→ DESCRIPTION OF THE TASK: Copy the listing below in full and skip every picture.

→ RECORDED DATA:
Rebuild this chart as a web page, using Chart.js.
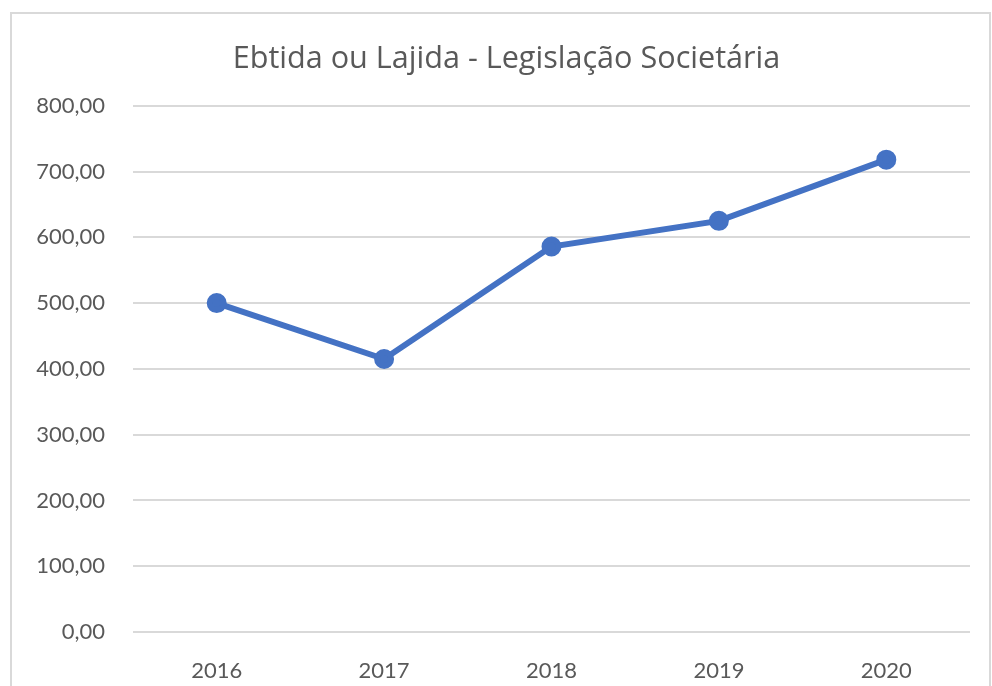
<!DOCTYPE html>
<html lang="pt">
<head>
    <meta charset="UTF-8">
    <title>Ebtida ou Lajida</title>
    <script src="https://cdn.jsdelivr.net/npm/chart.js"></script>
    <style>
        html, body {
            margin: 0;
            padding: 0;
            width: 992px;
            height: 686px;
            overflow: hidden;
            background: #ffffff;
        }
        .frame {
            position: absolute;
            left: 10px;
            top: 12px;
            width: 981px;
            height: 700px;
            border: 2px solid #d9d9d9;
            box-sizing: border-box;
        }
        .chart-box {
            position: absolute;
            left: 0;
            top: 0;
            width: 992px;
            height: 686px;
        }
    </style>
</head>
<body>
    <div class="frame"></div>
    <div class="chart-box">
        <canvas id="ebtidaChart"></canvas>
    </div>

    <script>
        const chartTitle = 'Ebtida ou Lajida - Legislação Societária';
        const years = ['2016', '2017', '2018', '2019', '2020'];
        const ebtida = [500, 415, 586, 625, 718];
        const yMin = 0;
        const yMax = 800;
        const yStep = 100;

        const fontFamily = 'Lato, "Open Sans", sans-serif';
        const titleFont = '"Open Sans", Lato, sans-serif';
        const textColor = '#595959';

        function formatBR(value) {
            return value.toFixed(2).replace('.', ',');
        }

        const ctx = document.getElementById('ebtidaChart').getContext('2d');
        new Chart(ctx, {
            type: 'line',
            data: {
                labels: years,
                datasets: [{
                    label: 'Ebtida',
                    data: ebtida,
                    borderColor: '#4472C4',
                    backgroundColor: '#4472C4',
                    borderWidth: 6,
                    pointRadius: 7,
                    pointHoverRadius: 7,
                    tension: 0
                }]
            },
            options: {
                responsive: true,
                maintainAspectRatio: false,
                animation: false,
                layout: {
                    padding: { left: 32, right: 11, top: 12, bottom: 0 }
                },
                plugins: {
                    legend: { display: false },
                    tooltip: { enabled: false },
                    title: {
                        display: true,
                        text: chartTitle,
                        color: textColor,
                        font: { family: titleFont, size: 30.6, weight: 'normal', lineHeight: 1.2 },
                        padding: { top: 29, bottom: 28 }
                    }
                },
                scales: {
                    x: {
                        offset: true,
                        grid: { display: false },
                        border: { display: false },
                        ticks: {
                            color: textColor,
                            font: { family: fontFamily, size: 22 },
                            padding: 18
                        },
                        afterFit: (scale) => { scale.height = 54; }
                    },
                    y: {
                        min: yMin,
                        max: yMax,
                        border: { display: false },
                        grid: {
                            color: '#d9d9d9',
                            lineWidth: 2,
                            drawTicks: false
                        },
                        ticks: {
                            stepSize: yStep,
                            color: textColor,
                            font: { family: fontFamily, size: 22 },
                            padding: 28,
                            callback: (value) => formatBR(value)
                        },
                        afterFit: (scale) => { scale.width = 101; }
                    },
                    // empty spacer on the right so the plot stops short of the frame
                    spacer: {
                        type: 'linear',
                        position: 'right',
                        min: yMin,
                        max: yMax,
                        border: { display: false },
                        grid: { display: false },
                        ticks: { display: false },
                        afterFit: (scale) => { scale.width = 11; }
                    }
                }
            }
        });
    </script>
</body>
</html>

→ PROBLEM SOLUTION:
Rebuild this chart as a web page, using Chart.js.
<!DOCTYPE html>
<html lang="pt">
<head>
    <meta charset="UTF-8">
    <title>Ebtida ou Lajida</title>
    <script src="https://cdn.jsdelivr.net/npm/chart.js"></script>
    <style>
        html, body {
            margin: 0;
            padding: 0;
            width: 992px;
            height: 686px;
            overflow: hidden;
            background: #ffffff;
        }
        .frame {
            position: absolute;
            left: 10px;
            top: 12px;
            width: 981px;
            height: 700px;
            border: 2px solid #d9d9d9;
            box-sizing: border-box;
        }
        .chart-box {
            position: absolute;
            left: 0;
            top: 0;
            width: 992px;
            height: 686px;
        }
    </style>
</head>
<body>
    <div class="frame"></div>
    <div class="chart-box">
        <canvas id="ebtidaChart"></canvas>
    </div>

    <script>
        const chartTitle = 'Ebtida ou Lajida - Legislação Societária';
        const years = ['2016', '2017', '2018', '2019', '2020'];
        const ebtida = [500, 415, 586, 625, 718];
        const yMin = 0;
        const yMax = 800;
        const yStep = 100;

        const fontFamily = 'Lato, "Open Sans", sans-serif';
        const titleFont = '"Open Sans", Lato, sans-serif';
        const textColor = '#595959';

        function formatBR(value) {
            return value.toFixed(2).replace('.', ',');
        }

        const ctx = document.getElementById('ebtidaChart').getContext('2d');
        new Chart(ctx, {
            type: 'line',
            data: {
                labels: years,
                datasets: [{
                    label: 'Ebtida',
                    data: ebtida,
                    borderColor: '#4472C4',
                    backgroundColor: '#4472C4',
                    borderWidth: 6,
                    pointRadius: 7,
                    pointHoverRadius: 7,
                    tension: 0
                }]
            },
            options: {
                responsive: true,
                maintainAspectRatio: false,
                animation: false,
                layout: {
                    padding: { left: 32, right: 11, top: 12, bottom: 0 }
                },
                plugins: {
                    legend: { display: false },
                    tooltip: { enabled: false },
                    title: {
                        display: true,
                        text: chartTitle,
                        color: textColor,
                        font: { family: titleFont, size: 30.6, weight: 'normal', lineHeight: 1.2 },
                        padding: { top: 29, bottom: 28 }
                    }
                },
                scales: {
                    x: {
                        offset: true,
                        grid: { display: false },
                        border: { display: false },
                        ticks: {
                            color: textColor,
                            font: { family: fontFamily, size: 22 },
                            padding: 18
                        },
                        afterFit: (scale) => { scale.height = 54; }
                    },
                    y: {
                        min: yMin,
                        max: yMax,
                        border: { display: false },
                        grid: {
                            color: '#d9d9d9',
                            lineWidth: 2,
                            drawTicks: false
                        },
                        ticks: {
                            stepSize: yStep,
                            color: textColor,
                            font: { family: fontFamily, size: 22 },
                            padding: 28,
                            callback: (value) => formatBR(value)
                        },
                        afterFit: (scale) => { scale.width = 101; }
                    },
                    // empty spacer on the right so the plot stops short of the frame
                    spacer: {
                        type: 'linear',
                        position: 'right',
                        min: yMin,
                        max: yMax,
                        border: { display: false },
                        grid: { display: false },
                        ticks: { display: false },
                        afterFit: (scale) => { scale.width = 11; }
                    }
                }
            }
        });
    </script>
</body>
</html>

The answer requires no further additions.